Studying Economics at Kenyon
Why are buffalo almost extinct but cattle so plentiful? Do government deficits mortgage our children’s future? Does an increase in the minimum wage help unskilled workers? These are some of the questions economists try to answer.
Economics students learn to build, test and revise models of behavior — of consumers, firms, workers and the government — and examine how these agents interact in markets, both at the individual level in microeconomic analysis and at the economy-wide level in macroeconomic analysis.
By integrating theory, analytical models, data, quantitative research methods and public policy issues, the economics professors at Kenyon help students understand and predict social behavior in the world around them. Students then are able to analyze important social problems like unemployment, pollution, race and gender discrimination, and inflation. This analysis allows them to intelligently evaluate public-policy proposals that are offered as solutions to these problems.

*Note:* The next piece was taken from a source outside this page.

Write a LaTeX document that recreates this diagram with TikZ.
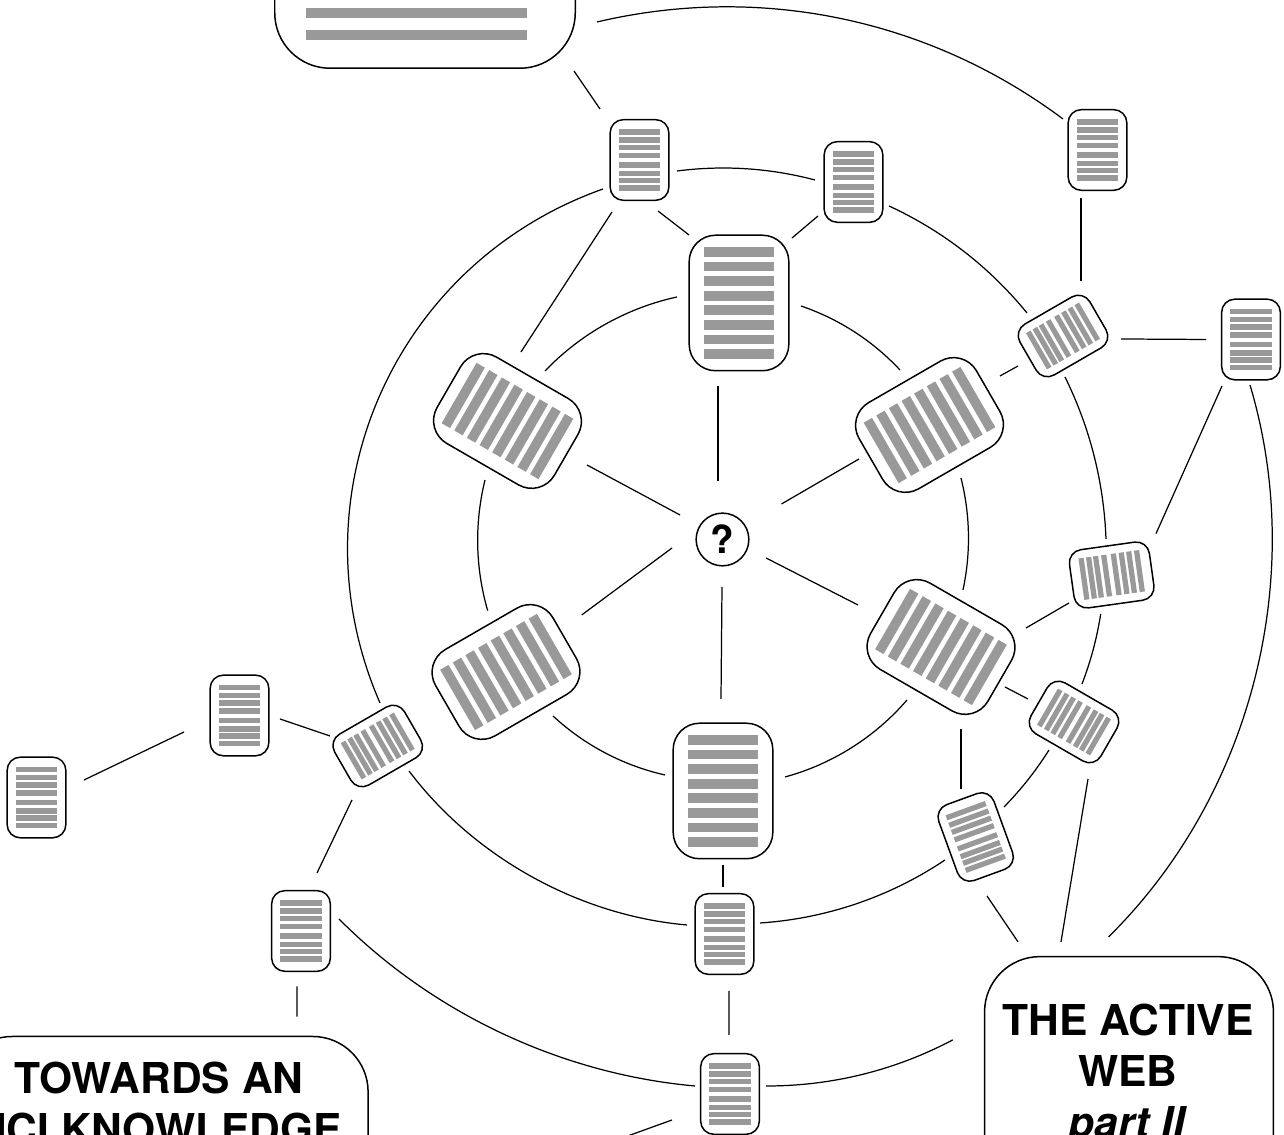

Principles of Microeconomics
What do people mean when they say “supply and demand,” “free trade” or “opportunity cost”? What’s the difference between price and cost? This course presents theories of consumer and producer behavior and shows how these theories can be used to predict the consequences of individual, business and government actions.
This course uses economic analysis to better understand the nature of environmental issues such as pollution and the allocation of natural resources. The relative strengths of alternative policies will be discussed using a series of case studies focusing on actual policies aimed at correcting environmental problems.
Game theory is the study of strategic interactions between parties. In this class, we discuss dominant strategies, Nash equilibria and more, as well as applications to decision-making, bargaining and negotiation, and politics. We’ll demonstrate many of these applications using in-class games with real cash incentives.
This seminar explores professional and amateur sports from an economic perspective. Aside from recreational and entertainment appeal, the sporting world provides a wealth of applications to several fields in economics such as industrial organization, public finance and labor economics, among others.